WHAT’S BEING CLAIMED:
- Berkeley, California will soon ban language that implies a gender preference from the city’s codes and replaced with gender-neutral words.
- On Tuesday, the city voted to replace gendered terms, including “manhole” and “manpower,” with gender-neutral terms like “maintenance hole” and “human effort.”
- Councilmember Rigel Robinson, the bill’s primary author, said “There’s power in language” and “by eliminating any gender preference language” will “promote equality.”
Berkeley, California on Tuesday voted to move forward with an ordinance that would remove gendered terms from its city’s codes, replacing it with gender-neutral language.
According to CNN, the city council of Berkeley voted on the measure on Tuesday. Councilmember Rigel Robinson, the bill’s primary author, said that the measure passed without argument or controversy.
All gendered pronouns like “he” or “she” would be replaced in Berkeley’s city codes with “they,” “them” or the specific title of the person. Berkeleyside said the city code currently uses predominantly masculine pronouns.
Moreover, gendered words like “manhole,” “manmade,” “salesman” and “policewoman” would be changed to a gender-neutral term. The proposed change to “manhole” is “maintenance hole.”

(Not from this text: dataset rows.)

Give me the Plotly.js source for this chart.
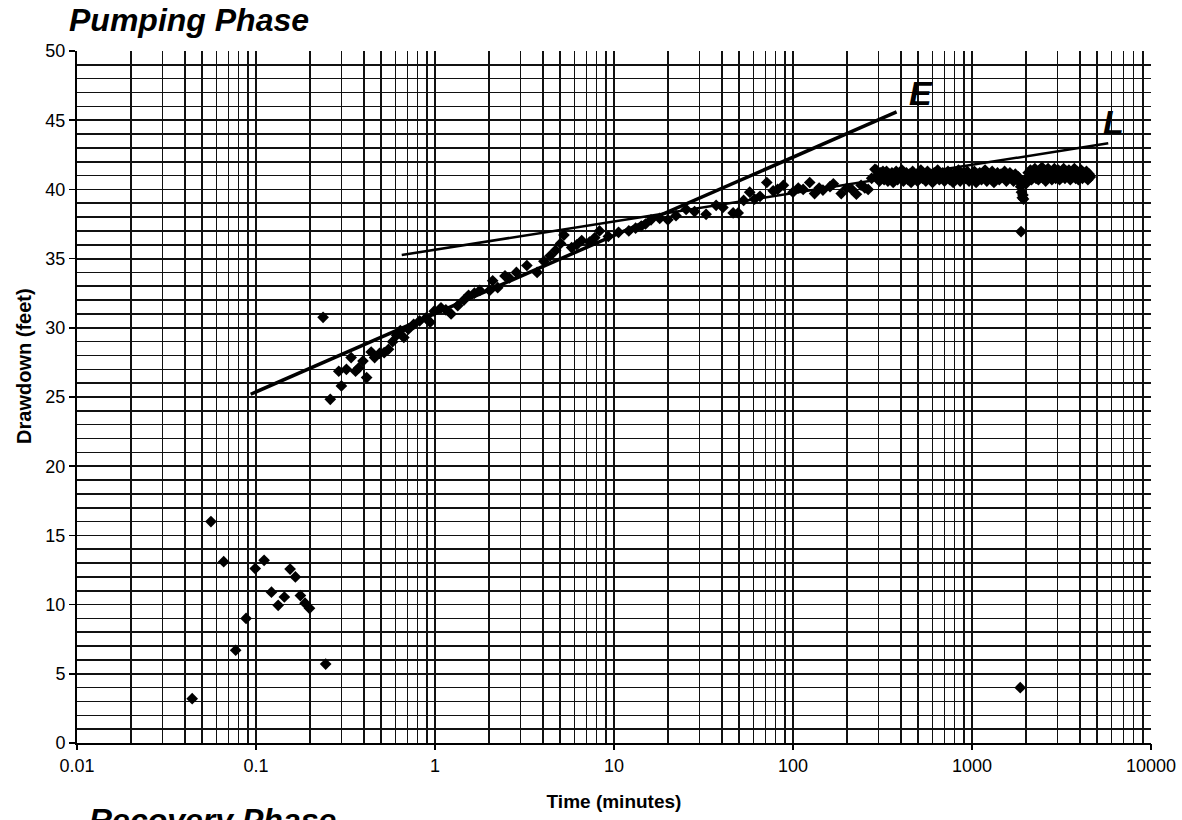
<!DOCTYPE html>
<html>
<head>
<meta charset="utf-8">
<script src="https://cdn.plot.ly/plotly-3.0.1.min.js"></script>
<style>html,body{margin:0;padding:0;background:#fff;overflow:hidden;}#chart{width:1182px;height:820px;}</style>
</head>
<body>
<div id="chart"></div>
<script>
// ---- Data (time in minutes, drawdown in feet) ----
const earlyTime = [0.044, 0.056, 0.066, 0.077, 0.088, 0.099, 0.111, 0.122, 0.133, 0.144, 0.155, 0.166, 0.177, 0.188, 0.199, 0.245];
const earlyDrawdown = [3.2, 16.0, 13.1, 6.7, 9.0, 12.6, 13.2, 10.9, 9.95, 10.55, 12.57, 12.0, 10.65, 10.1, 9.73, 5.7];

const pumpTime = [0.237, 0.26, 0.29, 0.30, 0.32, 0.34, 0.36, 0.375, 0.396, 0.415, 0.44, 0.46, 0.49, 0.52, 0.55, 0.58, 0.61, 0.64, 0.67, 0.71,
  0.76, 0.82, 0.89, 0.94, 0.99, 1.08, 1.15, 1.23, 1.34, 1.45, 1.54, 1.66, 1.78, 2.02, 2.1, 2.24, 2.46, 2.6, 2.85, 3.26,
  3.72, 4.06, 4.4, 4.72, 5.03, 5.25, 5.8, 6.2, 6.6, 7.3, 7.8, 8.3, 9.3, 10.6, 12.1, 13.2, 14.2, 15.0, 16.1, 18.0,
  20.0, 22.2, 25.3, 28.2, 32.7, 37.2, 40.6, 46.3, 49.4, 53, 57.3, 61, 65.4, 71.4, 77.5, 82, 88.4, 100, 107, 114,
  124, 132, 140, 147, 161, 168, 186, 200, 213, 226, 240, 252, 263, 275, 287];
const pumpDrawdown = [30.76, 24.83, 26.86, 25.8, 27.0, 27.85, 26.86, 27.1, 27.6, 26.4, 28.25, 27.85, 28.15, 28.2, 28.45, 29.0, 29.46, 29.8, 29.3, 29.9,
  30.25, 30.5, 30.7, 30.4, 31.2, 31.45, 31.3, 31.0, 31.6, 32.0, 32.35, 32.5, 32.7, 32.7, 33.4, 32.9, 33.75, 33.6, 34.0, 34.5,
  34.0, 34.8, 35.2, 35.6, 36.1, 36.7, 35.8, 36.0, 36.3, 36.2, 36.5, 37.0, 36.6, 36.9, 37.0, 37.2, 37.35, 37.5, 37.8, 37.9,
  37.8, 38.1, 38.55, 38.4, 38.2, 38.85, 38.7, 38.3, 38.3, 39.2, 39.8, 39.3, 39.5, 40.5, 39.9, 40.0, 40.3, 39.8, 40.1, 40.0,
  40.5, 39.7, 40.1, 39.95, 40.2, 40.4, 39.7, 40.1, 40.0, 39.65, 40.3, 40.1, 40.0, 40.8, 41.45];

// dense band before the dip (about 290-1840 min)
const bandTime = [292, 296, 300, 304, 308, 313, 318, 323, 328, 333, 339, 345, 351, 357, 363, 370, 377, 384, 391, 398,
  406, 414, 422, 430, 439, 448, 457, 466, 476, 486, 496, 507, 518, 529, 540, 552, 564, 576, 589, 602,
  615, 629, 643, 657, 672, 687, 702, 718, 734, 751, 768, 785, 803, 821, 840, 859, 879, 899, 920, 941,
  963, 985, 1008, 1031, 1055, 1079, 1104, 1130, 1156, 1183, 1210, 1238, 1267, 1296, 1326, 1357, 1388, 1420, 1453, 1487,
  1521, 1556, 1592, 1629, 1667, 1705, 1745, 1785, 1815, 1835];
const bandDrawdown = [41.4, 40.9, 41.1, 40.6, 41.2, 40.8, 41.3, 40.7, 41.0, 41.3, 40.6, 41.1, 40.8, 41.2, 40.5, 41.0, 41.3, 40.7, 41.1, 40.9,
  41.4, 40.6, 41.0, 41.2, 40.7, 41.1, 40.5, 41.3, 40.9, 41.0, 40.6, 41.2, 41.4, 40.8, 41.0, 40.6, 41.3, 40.9, 41.1, 40.5,
  41.2, 40.8, 41.4, 40.7, 41.0, 41.2, 40.6, 40.9, 41.3, 40.7, 41.1, 40.5, 41.2, 40.9, 41.4, 40.6, 41.0, 41.2, 40.8, 41.3,
  40.6, 41.0, 40.9, 41.3, 40.5, 41.1, 41.2, 40.7, 41.0, 41.4, 40.6, 41.1, 40.8, 41.3, 40.5, 41.0, 41.2, 40.7, 41.1, 40.9,
  41.3, 40.6, 41.0, 41.2, 40.8, 40.6, 41.1, 40.7, 40.9, 40.6];

// the dip near 1900 min (including the two outliers)
const dipTime = [1870, 1890, 1910, 1925, 1940, 1880, 1860];
const dipDrawdown = [40.2, 39.8, 39.4, 39.6, 39.3, 36.95, 4.0];

// dense band after the dip (about 2000-4580 min)
const lateTime = [2000, 2030, 2060, 2090, 2120, 2150, 2180, 2210, 2245, 2280, 2315, 2350, 2385, 2420, 2460, 2500, 2540, 2580, 2620, 2660,
  2705, 2750, 2795, 2840, 2885, 2935, 2985, 3035, 3085, 3140, 3195, 3250, 3305, 3360, 3420, 3480, 3540, 3600, 3665, 3730,
  3795, 3860, 3930, 4000, 4070, 4140, 4210, 4285, 4360, 4440, 4520, 4580];
const lateDrawdown = [40.4, 40.8, 41.2, 40.9, 41.4, 40.7, 41.3, 41.0, 41.5, 40.8, 41.2, 40.7, 41.4, 41.0, 41.6, 40.8, 41.3, 40.6, 41.1, 41.5,
  40.9, 41.3, 40.7, 41.2, 41.5, 40.8, 41.1, 41.4, 40.7, 41.2, 40.9, 41.5, 40.8, 41.3, 41.0, 41.4, 40.7, 41.2, 40.9, 41.5,
  40.8, 41.3, 40.7, 41.1, 41.4, 40.8, 41.2, 40.9, 41.3, 40.7, 41.1, 40.9];

// Straight-line fits drawn on the plot
const lineE_time = [0.0934, 379];
const lineE_drawdown = [25.2, 45.6];
const lineL_time = [0.652, 5770];
const lineL_drawdown = [35.26, 43.33];

const decades = [0.01, 0.1, 1, 10, 100, 1000, 10000];
const decadeLabels = ['0.01', '0.1', '1', '10', '100', '1000', '10000'];

// grid positions (1..9 x each decade)
const gridVals = [];
decades.forEach((d, i) => {
  gridVals.push(d);
  if (i < decades.length - 1) for (let k = 2; k <= 9; k++) gridVals.push(d * k);
});

const allTime = earlyTime.concat(pumpTime, bandTime, dipTime, lateTime);
const allDrawdown = earlyDrawdown.concat(pumpDrawdown, bandDrawdown, dipDrawdown, lateDrawdown);

const gridCol = '#111';
const traces = [
  {x: allTime, y: allDrawdown, type: 'scatter', mode: 'markers', name: 'Drawdown',
   marker: {symbol: 'diamond', size: 9, color: '#000'}},
  {x: lineE_time, y: lineE_drawdown, type: 'scatter', mode: 'lines', name: 'E', xaxis: 'x2',
   line: {color: '#000', width: 3.5}},
  {x: lineL_time, y: lineL_drawdown, type: 'scatter', mode: 'lines', name: 'L', xaxis: 'x2',
   line: {color: '#000', width: 2.5}}
];

const layout = {
  width: 1182, height: 820,
  margin: {l: 77, r: 31, t: 51, b: 77},
  paper_bgcolor: '#fff', plot_bgcolor: '#fff',
  showlegend: false,
  font: {family: 'Liberation Sans, Arial, sans-serif', color: '#000'},
  xaxis: {
    type: 'log', range: [-2, 4],
    tickmode: 'array', tickvals: gridVals, showticklabels: false, ticks: '',
    showgrid: true, gridcolor: gridCol, gridwidth: 1.5,
    showline: true, linecolor: '#000', linewidth: 2,
    zeroline: false
  },
  xaxis2: {
    type: 'log', range: [-2, 4], overlaying: 'x', anchor: 'y', side: 'bottom',
    tickmode: 'array', tickvals: decades, ticktext: decadeLabels,
    ticks: 'outside', ticklen: 6, tickwidth: 1.5, tickcolor: '#000',
    tickfont: {size: 18, color: '#000'},
    showgrid: false, zeroline: false, showline: false,
    title: {text: '<b>Time (minutes)</b>', font: {size: 19, color: '#000'}, standoff: 20}
  },
  yaxis: {
    range: [0, 50], dtick: 5, tick0: 0,
    ticks: 'outside', ticklen: 6, tickwidth: 1.5, tickcolor: '#000',
    tickfont: {size: 18, color: '#000'},
    showgrid: true, gridcolor: gridCol, gridwidth: 1.8,
    minor: {dtick: 1, showgrid: true, gridcolor: gridCol, gridwidth: 1.6, ticks: ''},
    showline: true, linecolor: '#000', linewidth: 2,
    zeroline: false
  },
  annotations: [
    {text: '<b>Drawdown (feet)</b>', xref: 'paper', yref: 'paper', x: -0.0493, y: 0.545,
     xanchor: 'center', yanchor: 'middle', textangle: -90, showarrow: false, font: {size: 20, color: '#000'}},
    {text: '<b><i>Pumping Phase</i></b>', xref: 'paper', yref: 'paper', x: -0.009, y: 1.045,
     xanchor: 'left', yanchor: 'middle', showarrow: false, font: {size: 32, color: '#000'}},
    {text: '<b><i>Recovery Phase</i></b>', xref: 'paper', yref: 'paper', x: 0.009, y: -0.083,
     xanchor: 'left', yanchor: 'top', showarrow: false, font: {size: 32, color: '#000'}},
    {text: '<b><i>E</i></b>', xref: 'x', yref: 'y', x: Math.log10(519), y: 46.97,
     xanchor: 'center', yanchor: 'middle', showarrow: false, font: {size: 34, color: '#000'}},
    {text: '<b><i>L</i></b>', xref: 'x', yref: 'y', x: Math.log10(6210), y: 44.87,
     xanchor: 'center', yanchor: 'middle', showarrow: false, font: {size: 34, color: '#000'}}
  ]
};

Plotly.newPlot('chart', traces, layout, {displayModeBar: false, staticPlot: true});
</script>
</body>
</html>
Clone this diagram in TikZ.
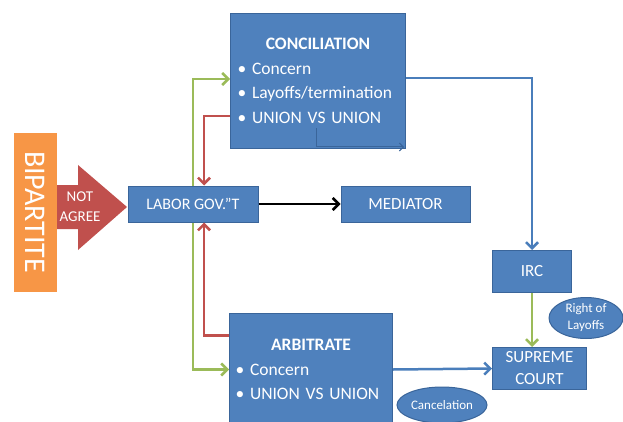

Robinson praised the passage of the measure on Twitter, writing: “There is power in language. This is a small move, but it matters.”
Authors of the bill explained that they believed updating the city code “by eliminating any gender preference language” will “promote equality.”
According to Berkeleyside, it will cost the city about $600 to change the code.
“Having a male-centric municipal code is inaccurate and not reflective of our reality,” Robinson said, according to CNN. “Women and non-binary individuals are just as entitled to accurate representation. Our laws are for everyone, and our municipal code should reflect that.”